In the order in which they're encountered in this article, my thoughts:

  1. Avoid module/class-level methods as much as possible unless they're basically factories - class-level methods make it much harder to write reasonable mocks later on, and they also make it harder to refactor the code later.
  2. DO use initializable objects! Extracting service objects that get initialized is what I do, in fact I even use that same .new + #call pattern, which is very idiomatic Ruby.
  3. Don't use a Build.call module+method technique, just use a regular class-level method for factories (in fact, turns out for this use case, we have .new...) Also in this example, there's a database call in the service object, probably a bad idea from a performance standpoint when the app grows enough.
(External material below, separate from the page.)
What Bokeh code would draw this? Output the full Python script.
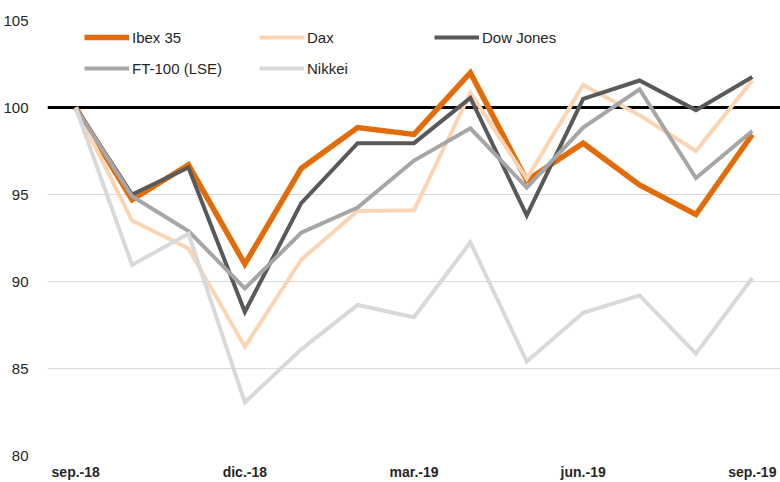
from bokeh.plotting import figure
from bokeh.models import FixedTicker, Span, Legend, LegendItem
from bokeh.embed import file_html
from bokeh.resources import INLINE

months = list(range(13))
tick_positions = [0, 3, 6, 9, 12]
tick_labels = ["sep.-18", "dic.-18", "mar.-19", "jun.-19", "sep.-19"]

ibex = [100, 94.7, 96.7, 91.0, 96.5, 98.85, 98.45, 102.0, 95.8, 97.95, 95.55, 93.85, 98.45]
dax = [100, 93.5, 91.9, 86.25, 91.25, 94.05, 94.1, 100.85, 95.9, 101.3, 99.55, 97.5, 101.55]
dow = [100, 95.0, 96.55, 88.25, 94.5, 97.95, 97.95, 100.55, 93.8, 100.5, 101.55, 99.85, 101.75]
ft100 = [100, 94.9, 92.9, 89.6, 92.8, 94.25, 96.95, 98.8, 95.4, 98.85, 101.05, 95.95, 98.65]
nikkei = [100, 90.95, 92.75, 83.05, 86.1, 88.65, 87.95, 92.25, 85.4, 88.2, 89.2, 85.85, 90.2]

names = ["Ibex 35", "Dax", "Dow Jones", "FT-100 (LSE)", "Nikkei"]
colors = ["#E36C0A", "#FBD4B4", "#595959", "#A6A6A6", "#D9D9D9"]
widths = [5.5, 4, 4, 4, 4]
series = [ibex, dax, dow, ft100, nikkei]

FONT = "Liberation Sans"

p = figure(width=780, height=482, output_backend="svg", toolbar_location=None,
           x_range=(-0.5, 12.5), y_range=(80, 105),
           min_border_left=46, min_border_right=0, min_border_top=20, min_border_bottom=27)
p.outline_line_color = None
p.background_fill_color = "white"
p.border_fill_color = "white"

p.xgrid.grid_line_color = None
p.ygrid.grid_line_color = "#D9D9D9"
p.ygrid.grid_line_width = 1

p.yaxis.ticker = FixedTicker(ticks=[80, 85, 90, 95, 100, 105])
p.yaxis.axis_line_color = None
p.yaxis.major_tick_line_color = None
p.yaxis.minor_tick_line_color = None
p.yaxis.major_label_text_font = FONT
p.yaxis.major_label_text_font_size = "15px"
p.yaxis.major_label_text_color = "#262626"
p.yaxis.major_label_standoff = 13

p.xaxis.ticker = FixedTicker(ticks=tick_positions)
p.xaxis.major_label_overrides = {t: l for t, l in zip(tick_positions, tick_labels)}
p.xaxis.axis_line_color = None
p.xaxis.major_tick_line_color = None
p.xaxis.minor_tick_line_color = None
p.xaxis.major_label_text_font = FONT
p.xaxis.major_label_text_font_size = "14px"
p.xaxis.major_label_text_font_style = "bold"
p.xaxis.major_label_text_color = "#262626"
p.xaxis.major_label_standoff = 2

base = Span(location=100, dimension="width", line_color="black", line_width=3, level="underlay")
p.add_layout(base)

renderers = []
for name, c, w, s in zip(names, colors, widths, series):
    r = p.line(months, s, line_color=c, line_width=w, line_join="miter")
    renderers.append(r)

def make_legend(idx, y):
    lg = Legend(items=[LegendItem(label=names[i], renderers=[renderers[i]]) for i in idx],
                orientation="horizontal", location=(37, y),
                label_text_font=FONT, label_text_font_size="15px", label_text_color="#262626",
                glyph_width=45, glyph_height=20, label_width=120, label_height=20,
                label_standoff=3, spacing=7, padding=0, margin=0,
                border_line_color=None, background_fill_alpha=0)
    p.add_layout(lg, "center")

make_legend([0, 1, 2], 408)
make_legend([3, 4], 377)

open("out.html", "w").write(file_html(p, INLINE))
  4. The guard clauses are a good tool, I do however use them exclusively when providing quick ways to get out of a code path, they shouldn't be used for action at all; here I would argue that:

a. the first guard clause makes sense, though I would prefer a different name for the object we are calling, as the responsibility at this point in the flow is to check that incoming data is sane, so it doesn't completely make sense to say that we are validating a user, unless we're actually using the Rails approach which would involve User.new(params).valid? -- since we're in Rails, nothing wrong with initializing an object and telling it to do something.
b. the second guard clause should just be the if/else that indicates the main success/failure case of the controller action being called, it shouldn't read like they are different code paths; in addition, for 99% of Rails apps, the built-in view rendering system is good enough and there's no reason to implement another one.